The U.S. is pressing countries around the world to cut commercial ties with Iran or face a series of restrictions on what type of business they can conduct in the United States, the world’s largest market. But the Obama administration has granted exemptions to a number of mostly Asian countries, also including China — Iran’s top trading partner — and core U.S. allies, Japan and South Korea.
“India has scrupulously adhered to the multilateral sanctions against Iran as mandated by the United Nations,” said M. Sridharan, spokesman for the Indian Embassy in Washington. “As we diversify our energy resources and as our oil importers make their own commercial judgment, crude imports from Iran have a steadily declining share in India’s total oil imports.”

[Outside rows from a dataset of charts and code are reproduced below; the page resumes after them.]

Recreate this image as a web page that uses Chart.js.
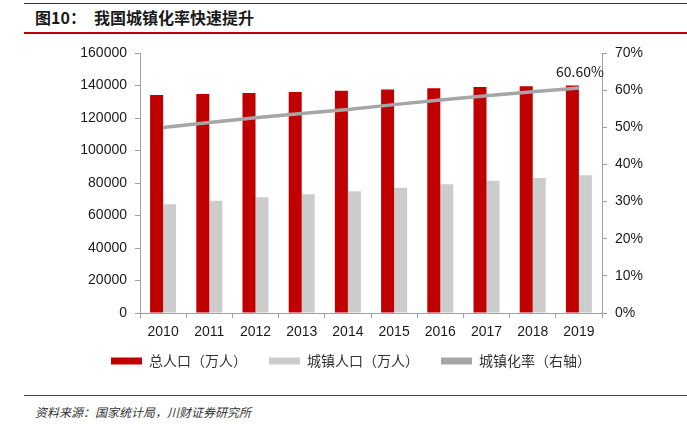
<!DOCTYPE html>
<html>
<head>
<meta charset="utf-8">
<script src="https://cdn.jsdelivr.net/npm/chart.js@4/dist/chart.umd.min.js"></script>
<style>
  html, body { margin: 0; padding: 0; background: #fff; }
  #page { position: relative; width: 687px; height: 425px; overflow: hidden; }
  .rule { position: absolute; left: 24px; width: 663px; }
  #title {
    position: absolute; left: 35px; top: 5px;
    font: bold 16px "Noto Sans CJK SC", sans-serif; color: #1a1a1a;
    white-space: nowrap;
  }
  #title span { margin-left: 8px; }
  #source {
    position: absolute; left: 35px; top: 403px;
    font: italic 12px "Noto Sans CJK SC", sans-serif; color: #333;
    white-space: nowrap;
  }
  #chart { position: absolute; left: 0; top: 0; }
</style>
</head>
<body>
<div id="page">
  <div class="rule" style="top:3px;height:1px;background:#333;"></div>
  <div id="title">图10：<span>我国城镇化率快速提升</span></div>
  <div class="rule" style="top:32px;height:2px;background:#c00000;"></div>
  <canvas id="chart" width="687" height="384"></canvas>
  <div class="rule" style="top:395px;height:1px;background:#444;"></div>
  <div id="source">资料来源：国家统计局，川财证券研究所</div>
</div>
<script>
/* ======================
   DATA
====================== */
const years = ["2010", "2011", "2012", "2013", "2014", "2015", "2016", "2017", "2018", "2019"];
const totalPop = [134091, 134735, 135404, 136072, 136782, 137462, 138271, 139008, 139538, 140005];
const urbanPop = [66978, 69079, 71182, 73111, 74916, 77116, 79298, 81347, 83137, 84843];
const urbanRate = [49.95, 51.27, 52.57, 53.73, 54.77, 56.10, 57.35, 58.52, 59.58, 60.60];

const seriesNames = ["总人口（万人）", "城镇人口（万人）", "城镇化率（右轴）"];
const leftTicks = { max: 160000, step: 20000 };
const rightTicks = { max: 70, step: 10 };

const RED = "#c00000";
const GRAY_BAR = "#cccccc";
const GRAY_LINE = "#a6a6a6";
const AXIS = "#a0a0a0";

const tickFont = { family: "'Liberation Sans', Arial, sans-serif", size: 14 };

/* ======================
   LAST POINT LABEL
====================== */
const lastLabel = {
  id: "lastLabel",
  afterDatasetsDraw(chart) {
    const meta = chart.getDatasetMeta(2);
    const i = urbanRate.length - 1;
    const pt = meta.data[i];
    if (!pt) return;
    const ctx = chart.ctx;
    ctx.save();
    ctx.font = "14px 'Noto Sans CJK SC', sans-serif";
    ctx.fillStyle = "#1a1a1a";
    ctx.textAlign = "center";
    ctx.textBaseline = "middle";
    ctx.fillText(urbanRate[i].toFixed(2) + "%", pt.x + 1, pt.y - 16);
    ctx.restore();
  }
};

// pull the legend a bit closer to the axis labels
const legendNudge = {
  id: "legendNudge",
  afterLayout(chart) {
    if (!chart.legend) return;
    chart.legend.top -= 6;
    chart.legend.bottom -= 6;
  }
};

/* ======================
   CHART
====================== */
new Chart(document.getElementById("chart"), {
  type: "bar",
  data: {
    labels: years,
    datasets: [
      {
        label: seriesNames[0],
        data: totalPop,
        backgroundColor: RED,
        yAxisID: "y",
        order: 1,
        categoryPercentage: 0.563,
        barPercentage: 1
      },
      {
        label: seriesNames[1],
        data: urbanPop,
        backgroundColor: GRAY_BAR,
        yAxisID: "y",
        order: 1,
        categoryPercentage: 0.563,
        barPercentage: 1
      },
      {
        type: "line",
        label: seriesNames[2],
        data: urbanRate,
        borderColor: GRAY_LINE,
        backgroundColor: GRAY_LINE,
        borderWidth: 3.5,
        pointRadius: 0,
        tension: 0,
        yAxisID: "y1",
        order: 0
      }
    ]
  },
  options: {
    responsive: false,
    animation: false,
    devicePixelRatio: 1,
    layout: { padding: { top: 53, left: 15, right: 0, bottom: 0 } },
    plugins: {
      tooltip: { enabled: false },
      legend: {
        position: "bottom",
        labels: {
          boxWidth: 31,
          boxHeight: 7,
          padding: 22,
          color: "#333",
          font: { family: "'Noto Sans CJK SC', sans-serif", size: 14 },
          sort: (a, b) => a.datasetIndex - b.datasetIndex,
          generateLabels(chart) {
            const items = Chart.defaults.plugins.legend.labels.generateLabels(chart);
            items.forEach(it => { it.lineWidth = 0; });
            return items;
          }
        }
      }
    },
    scales: {
      x: {
        offset: true,
        grid: { offset: true, drawOnChartArea: false, drawTicks: true, tickLength: 5, color: AXIS },
        border: { display: true, color: AXIS },
        ticks: { color: "#1a1a1a", font: tickFont, padding: 6, maxRotation: 0 },
        afterFit(scale) { scale.height = 25; }
      },
      y: {
        position: "left",
        min: 0,
        max: leftTicks.max,
        ticks: {
          stepSize: leftTicks.step,
          color: "#1a1a1a",
          font: tickFont,
          padding: 8,
          callback: v => String(v)
        },
        grid: { drawOnChartArea: false, drawTicks: true, tickLength: 5, color: AXIS },
        border: { display: true, color: AXIS },
        afterFit(scale) { scale.width = 125; }
      },
      y1: {
        position: "right",
        min: 0,
        max: rightTicks.max,
        ticks: {
          stepSize: rightTicks.step,
          color: "#1a1a1a",
          font: tickFont,
          padding: 8,
          callback: v => v + "%"
        },
        grid: { drawOnChartArea: false, drawTicks: true, tickLength: 5, color: AXIS },
        border: { display: true, color: AXIS },
        afterFit(scale) { scale.width = 85; }
      }
    }
  },
  plugins: [lastLabel, legendNudge]
});
</script>
</body>
</html>
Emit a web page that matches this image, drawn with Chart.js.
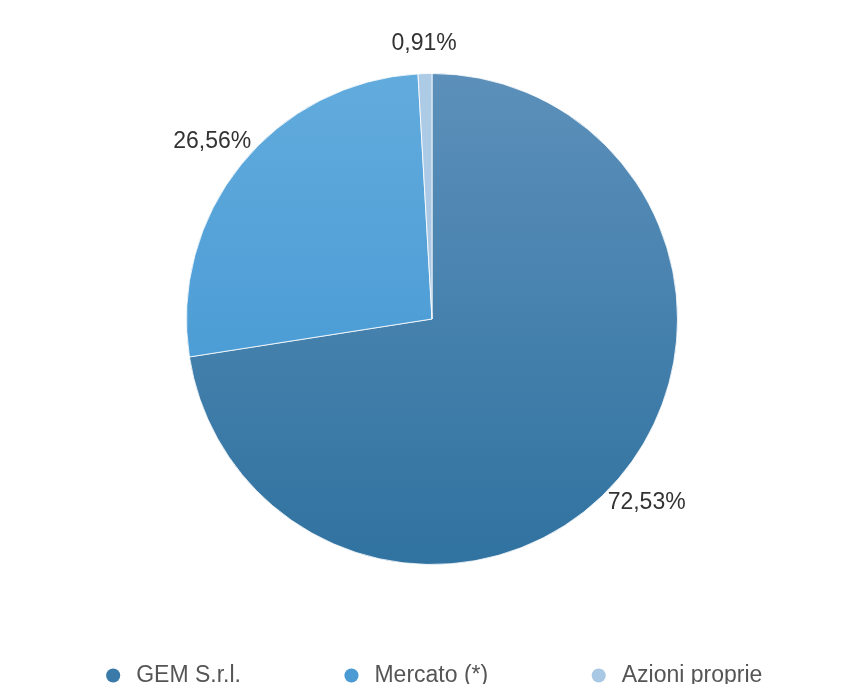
<!DOCTYPE html>
<html>
<head>
<meta charset="utf-8">
<script src="https://cdn.jsdelivr.net/npm/chart.js@4/dist/chart.umd.min.js"></script>
<style>
html,body{margin:0;padding:0;background:#fff;overflow:hidden;}
#wrap{position:relative;width:864px;height:699px;}
</style>
</head>
<body>
<div id="wrap"><canvas id="c"></canvas></div>
<script>
const categories = ["GEM S.r.l.", "Mercato (*)", "Azioni proprie"];
const shares = [72.53, 26.56, 0.91];
const labelTexts = ["72,53%", "26,56%", "0,91%"];
const topColors = ["#5c90ba", "#62abdd", "#aecbe6"];
const bottomColors = ["#3072a0", "#3c92d0", "#a6c6e3"];
const legendColors = ["#3a7aa8", "#4a9ad4", "#a9c8e4"];

function grad(ctx, i) {
  const chart = ctx.chart;
  const a = chart.chartArea;
  if (!a) return legendColors[i];
  const g = chart.ctx.createLinearGradient(0, a.top, 0, a.bottom);
  g.addColorStop(0, topColors[i]);
  g.addColorStop(1, bottomColors[i]);
  return g;
}

const outLabels = {
  id: 'outLabels',
  afterDatasetsDraw(chart) {
    const ctx = chart.ctx;
    const meta = chart.getDatasetMeta(0);
    ctx.save();
    ctx.font = '23px "Liberation Sans", Arial, sans-serif';
    ctx.fillStyle = '#333';
    ctx.textAlign = 'center';
    ctx.textBaseline = 'middle';
    meta.data.forEach((arc, i) => {
      const mid = (arc.startAngle + arc.endAngle) / 2;
      const r = arc.outerRadius + (i === 2 ? 30 : 37);
      const x = arc.x + Math.cos(mid) * r;
      const y = arc.y + Math.sin(mid) * r;
      ctx.fillText(labelTexts[i], x, y);
    });
    ctx.restore();
  }
};

new Chart(document.getElementById('c'), {
  type: 'pie',
  data: {
    labels: categories,
    datasets: [{
      data: shares,
      backgroundColor: (ctx) => grad(ctx, ctx.dataIndex),
      borderColor: 'rgba(255,255,255,0.8)',
      borderWidth: 1
    }]
  },
  options: {
    responsive: true,
    maintainAspectRatio: false,
    animation: false,
    layout: { padding: { top: 73, bottom: 2, left: 0, right: 0 } },
    plugins: {
      tooltip: { enabled: false },
      legend: {
        position: 'bottom',
        labels: {
          usePointStyle: true,
          pointStyle: 'circle',
          boxWidth: 25,
          boxHeight: 10,
          padding: 99,
          color: '#555',
          font: { size: 23, family: '"Liberation Sans", Arial, sans-serif' },
          generateLabels(chart) {
            return categories.map((c, i) => ({
              text: c,
              fillStyle: legendColors[i],
              strokeStyle: legendColors[i],
              lineWidth: 0,
              pointStyle: 'circle',
              hidden: false,
              index: i,
              fontColor: '#555'
            }));
          }
        }
      }
    }
  },
  plugins: [outLabels]
});
</script>
</body>
</html>
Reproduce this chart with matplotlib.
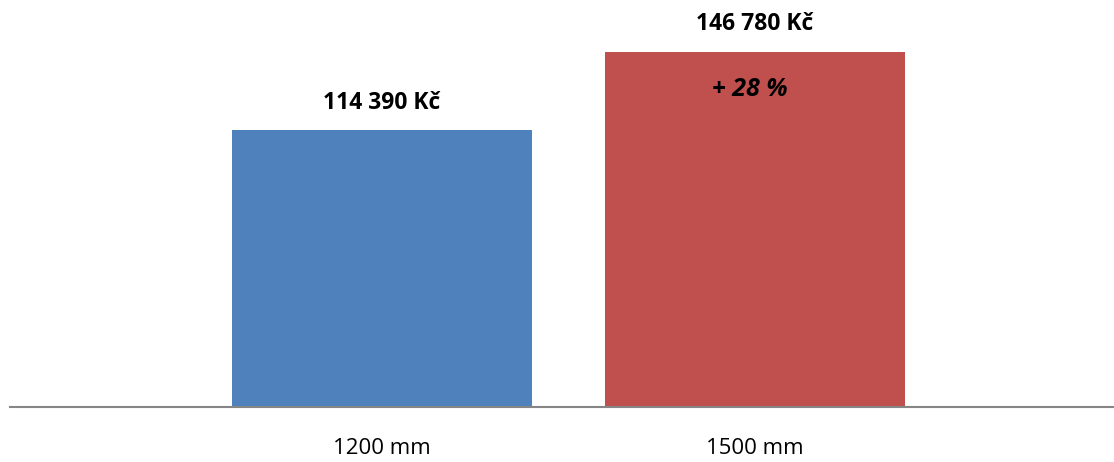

Democratic Sen. Tim Kaine said that imports of U.S. liquefied natural gas could help India reduce its reliance on oil from the Middle East. He urged India to eliminate or dramatically cut purchases from Iran until it makes plain it doesn’t have a path to nuclear weaponry — but offer to buy more once Iran’s provides that assurance.
Biswal, currently assistant administrator for Asia at the U.S. Agency for International Development, is expected to be confirmed as assistant secretary of state for a region straddling Central Asia, Bangladesh, Bhutan, Nepal and Sri Lanka. She said advancing the U.S.-India strategic partnership was of “paramount importance.”
She said she was hopeful of progress in fulfilling a landmark 2008 India-U.S. civil nuclear agreement to help satisfy its growing energy needs. But she cautioned it was going to be a “long and tough road” to resolve differences over Indian nuclear liability legislation that effectively has blocked U.S. suppliers from capitalizing on the agreement.
Biswal said India is still grappling with the legacy of the Bhopal disaster — when a leak at a pesticide plant run by U.S. company Union Carbide Corp. killed an estimated 15,000 people and affected at least 500,000 more. She said that defined how Indians view nuclear power.
Many survivors of that 1984 disaster are still campaigning for compensation.